Somente uma mulher aparece nos 90 minutos de Oeste Outra Vez. Ela não tem uma fala sequer e aparece por meros minutos na tela. Em tese, isso nunca é um aspecto positivo, mas, no caso do novo filme de Erico Rassi (Comeback, o canto de cisne do grande Nelson Xavier), trata-se de uma exceção. A tal mulher, ao ver dois homens brigando por ela, dá as costas e desaparece. Logo entendemos a razão: todas as figuras masculinas de Oeste Outra Vez são patéticas e decadentes, incapazes de entender a mulher como um ser humano e não um objeto ou propriedade. A briga que a faz desertar diz muito mais sobre a tolice de dois homens que precisam provar um para o outro a quem aquela mulher pertence do que sobre ela própria, que nem mesmo é levada em consideração no meio daquele embate. Não é difícil compreender a sua decisão de ir embora.
Povoado, portanto, por homens, Oeste Outra Vez é uma inteligente reflexão sobre as inabilidades masculinas e como eles utilizam a violência para extravasar ou resolver conflitos existenciais. Essa engrenagem é movida a partir do momento em que todos eles são abandonados, trocados — é melhor dizer que a companheira morreu do que admitir que ela foi embora, diz um dos personagens em certo ponto. Rassi não deseja humanizar homens no sentido de transformá-los em vítimas ou pobres coitados. Sua intenção é mostrar como o universo masculino age de forma medíocre diante de questões emocionais, especificamente no que tange os relacionamentos amorosos.

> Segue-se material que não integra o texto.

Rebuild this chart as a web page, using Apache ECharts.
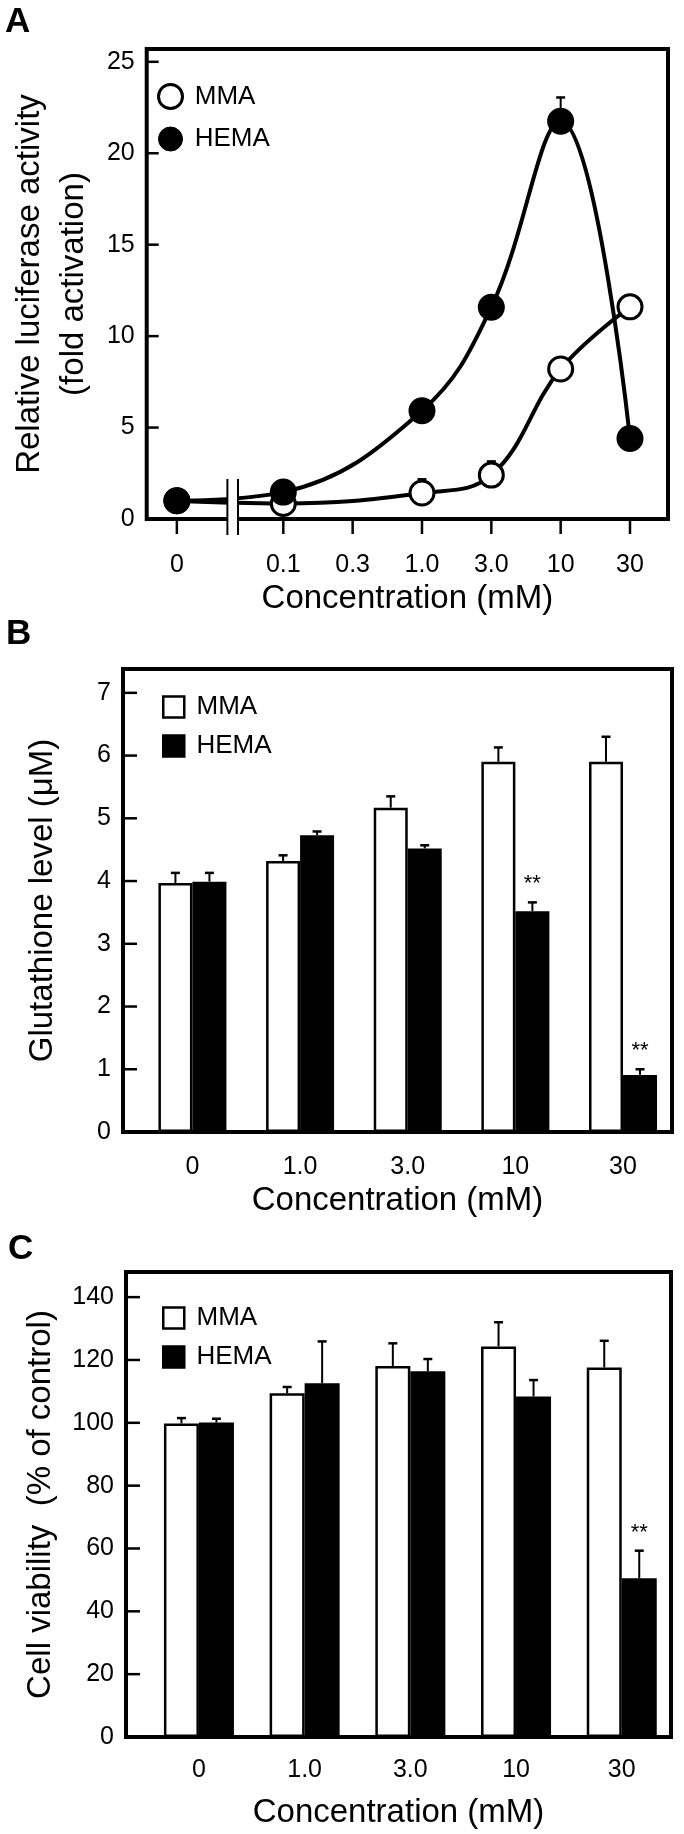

Se os homens costumam tratar mulheres como objetos — são vários os momentos em que eles as tratam como passíveis de serem “roubadas”, por exemplo —, a situação parece mudar de cenário quando eles se veem sem elas. Magoados e com o ego ferido, sacam armas, perseguem uns aos outros e dão socos e pontapés para recuperar o que perderam. Ou simplesmente atropelam uns aos outros no próprio dia a dia, em atividades tolas. É por isso que Oeste Outra Vez potencializa o feminino: antes tidas como propriedades ou dadas como certas, as mulheres passam a exercer imensa influência na vida dos homens quando decidem se ausentar. Fica escancarado o quanto todos os personagens não sabem caminhar com as próprias pernas e lidar com a solidão.
A reação ao desertar feminino leva os personagens a uma espécie de faroeste à la irmãos Coen, com perseguições, matadores de aluguel e uma violência seca, próxima à realidade e com o mínimo de interferências técnicas, coreografias ou malabarismos do gênero. A violência, ao invés de mostrar a força de cada um deles, acaba relevando apenas fraquezas. É mais fácil, por exemplo, se envolver em um emaranhado perigoso de perseguição do que sentar com um amigo para falar sobre suas angústias. E a cena em que um dos personagens acorda e diz querer conversar, mas não consegue sequer dizer sobre o quê, é a perfeita representação da inabilidade masculina de falar sobre seus dilemas internos.
Oeste Outra Vez se constrói assim: no não-diálogo e na insignificância desses homens que o filme observa com um tom crítico e de forma desprezível. O roteiro, escrito pelo próprio diretor, contribui para a ideia de que uma história se movimenta de outras formas para além dos diálogos. Verborragia não é necessariamente sinônimo de bom roteiro. Tantos silêncios usados para desenhar a inflexão dos personagens traz um desafio tremendo para a montagem, que precisar buscar cadência e coesão em gestos e ações, não em palavras. E os atores também merecem nota aqui por serem tão exitosos na construção das figuras que interpretam, com destaque mais do que especial para Rodger Rogério, que rouba a cena como o homem que não foi abandonado por nenhuma mulher — mas porque nunca se permitiu viver uma paixão, provando, mais uma vez, a conflitante relação masculina com sentimentos.
E Oeste Outra Vez não poderia terminar de forma melhor, com os versos da clássica canção “Tudo Passará”, de Nelson Ned, tocando em um bar com os personagens, solitários, jogando sinuca sem muito propósito e não economizando na cachaça: “Só se encontra a felicidade / Quando se entrega o coração”, coisa que nenhum dos homens do filme verdadeiramente faz — e que, por fim, revela a vida de pessoas que cavaram a desgraça do qual tanto tentam não se responsabilizar.